The spokesperson declined to comment on whether all content that’s made accessible to Bing’s crawlers is eligible to appear in chatbot responses, however, or whether Microsoft will enable publishers to control what information from their sites might be surfaced in chatbot responses specifically. “As the new Bing experience is currently in preview these conversations are beginning and we’ll have more to share over time,” the spokesperson said.
Google has acknowledged that its Bard AI, which has yet to be released, has been trained using content from websites. It remains unclear exactly what content was used and how and when it was accessed, prompting some to suggest the company has been “purposely vague.” It also remains unclear what web content could be used to inform Bard AI’s responses after a full launch.
Crawling for chatbots
Some SEO experts said that they assume chatbots will initially be informed by the same data collection methods currently used to power search engines.
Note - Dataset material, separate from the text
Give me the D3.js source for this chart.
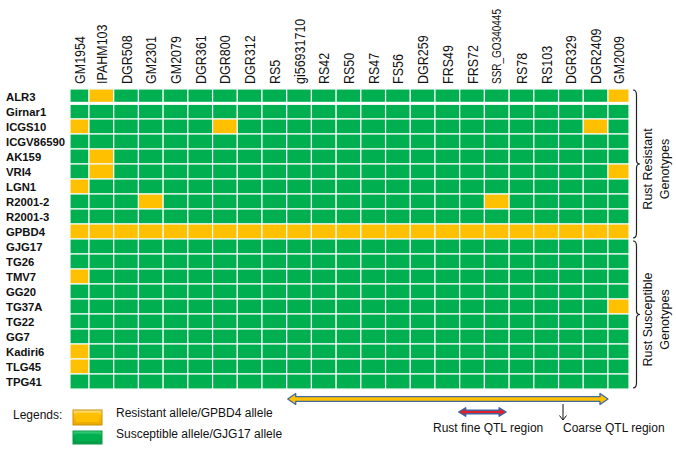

Publishers can ostensibly control which portions of their content are made visible to search engines for potential inclusion in search results while flagging other content as off-limits.
If Google and/or Microsoft begin surfacing information from publishers’ sites in AI-driven chat responses, publishers might be able to opt out by restricting crawler access to their sites. Presumably, search engines might send less traffic to their sites if they did, however.
The crawling situation becomes more nuanced when it comes to paywalled content, however. In order to help search engines evaluate and index subscriber-only content more effectively, many publishers currently allow search engines to effectively hop their paywalls and “read” subscriber-only content, while simultaneously blocking access to human readers and other web services.
Those permissions may also allow search providers’ AI chatbots to pull information from paywalled content because publishers have “opted to make it visible” to those companies.
Publishers seek answers
Publishing executives interviewed for this piece expressed concern about how their content is being used by AI chatbots, but asked not to be named publicly. That’s largely because they have more questions than answers at this point, and say they’re largely in the dark as to how their business could be affected.
Meanwhile, publishing trade groups are raising concerns on behalf of their members. “Unless there’s a specific agreement in place, there’s just really no revenue coming back to news publications. And it is highly problematic for our industry,” Danielle Coffey, executive vice president and general counsel at News Media Alliance told Wired.
Publishers said they now intend to seek answers from Google, Microsoft, and operators of other AI chatbot services before evaluating how to proceed. Depending on how those companies intend to use their content, some publishers said they would consider controlling access to it much more closely – particularly to information that’s intended for paying subscribers only.
Others are taking a more defiant stance. Australian satire website The Chaser quipped last week that it was putting up a paywall specifically to prevent its content from becoming training material for AI chatbots. “One thing we don’t have to do is feed these learning machines our content for free,” the site’s editor wrote in a post explaining the decision.
Most publishers are unlikely to take as drastic action. Chatbot operators will still want access to publishers’ content, and will most likely appease publishers by continuing to drive traffic to their sites in some capacity.
In an interview with The Verge, Microsoft CEO Satya Nadella acknowledged that publishers would likely attempt to limit Bing’s access to their content if Microsoft ceases sending traffic to their sites. “Our bots are not going to be allowed to crawl if we are not driving traffic,” he said.
For now, publishers are left seeking answers and say they expect greater transparency from Microsoft, Google and other chatbot operators in the weeks ahead.